Self-sabotaging behaviors are those wonderful ways you have of preemptively ruining your own shot at success; a classic example is indulging in a late night out, even though you have a job interview in the morning. It’s a convoluted way of protecting your own ego. You didn’t fail because you weren’t good enough; you failed for this other reason that has nothing to do with your talent or self-worth, like being too sleepy or hung-over to make a good first impression. According to the self-reports collected by the researchers for this new study, people tend to engage in these sorts of behaviors most often during their “peak times” — if they were early birds, it happened more often in the morning, for example.

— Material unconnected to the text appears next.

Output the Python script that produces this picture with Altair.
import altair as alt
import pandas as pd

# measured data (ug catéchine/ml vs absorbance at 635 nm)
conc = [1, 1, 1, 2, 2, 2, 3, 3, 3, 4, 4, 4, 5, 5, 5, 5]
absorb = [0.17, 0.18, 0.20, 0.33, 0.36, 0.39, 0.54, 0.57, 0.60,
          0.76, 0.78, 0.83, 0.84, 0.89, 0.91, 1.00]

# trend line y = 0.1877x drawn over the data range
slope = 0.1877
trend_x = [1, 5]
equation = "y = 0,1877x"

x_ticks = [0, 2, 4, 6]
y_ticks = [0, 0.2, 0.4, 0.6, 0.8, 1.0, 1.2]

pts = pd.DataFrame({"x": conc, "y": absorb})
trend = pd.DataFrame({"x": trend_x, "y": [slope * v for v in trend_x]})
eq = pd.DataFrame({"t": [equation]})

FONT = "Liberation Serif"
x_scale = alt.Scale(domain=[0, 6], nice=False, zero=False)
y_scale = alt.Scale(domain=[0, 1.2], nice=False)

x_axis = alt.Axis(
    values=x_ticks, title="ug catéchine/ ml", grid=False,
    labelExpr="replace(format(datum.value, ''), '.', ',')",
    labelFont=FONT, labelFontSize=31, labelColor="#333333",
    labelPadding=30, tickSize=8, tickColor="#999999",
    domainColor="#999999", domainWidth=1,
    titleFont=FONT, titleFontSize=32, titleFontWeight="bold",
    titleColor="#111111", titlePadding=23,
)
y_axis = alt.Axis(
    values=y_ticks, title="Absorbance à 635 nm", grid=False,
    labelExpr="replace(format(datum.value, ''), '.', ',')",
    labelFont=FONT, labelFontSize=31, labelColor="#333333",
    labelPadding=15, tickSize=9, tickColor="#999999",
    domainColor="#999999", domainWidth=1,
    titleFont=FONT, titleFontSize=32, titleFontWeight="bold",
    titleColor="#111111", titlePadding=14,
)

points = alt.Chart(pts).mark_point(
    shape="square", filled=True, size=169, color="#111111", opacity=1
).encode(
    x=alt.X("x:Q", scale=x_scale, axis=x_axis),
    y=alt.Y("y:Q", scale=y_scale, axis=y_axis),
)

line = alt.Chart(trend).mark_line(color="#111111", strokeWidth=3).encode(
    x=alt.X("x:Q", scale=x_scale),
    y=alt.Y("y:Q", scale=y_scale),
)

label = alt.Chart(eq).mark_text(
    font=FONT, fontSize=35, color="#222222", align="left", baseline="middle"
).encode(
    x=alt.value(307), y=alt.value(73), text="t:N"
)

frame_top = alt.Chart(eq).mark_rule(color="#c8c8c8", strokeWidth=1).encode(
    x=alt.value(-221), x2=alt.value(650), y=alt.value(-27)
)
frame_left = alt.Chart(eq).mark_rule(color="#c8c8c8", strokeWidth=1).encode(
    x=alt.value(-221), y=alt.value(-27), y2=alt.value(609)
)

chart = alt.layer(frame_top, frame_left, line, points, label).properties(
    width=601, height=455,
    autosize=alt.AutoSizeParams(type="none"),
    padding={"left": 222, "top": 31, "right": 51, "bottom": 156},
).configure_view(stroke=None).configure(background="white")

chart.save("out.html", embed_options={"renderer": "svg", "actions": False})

If this sounds like you (and it certainly sounds like me), one way around this could be to just accept it and avoid it, working on important tasks during your “off-peak” times instead. But the better thing to do here, advises Julie Eyink, lead author of the study, is to be aware of this tendency, and fight back. “Ultimately I would advise that working to avoid self-handicapping — through actions such as healthful practices, seeking help, or counseling — is the best strategy,” she said in a statement. Put another way: Just try to knock it off, okay?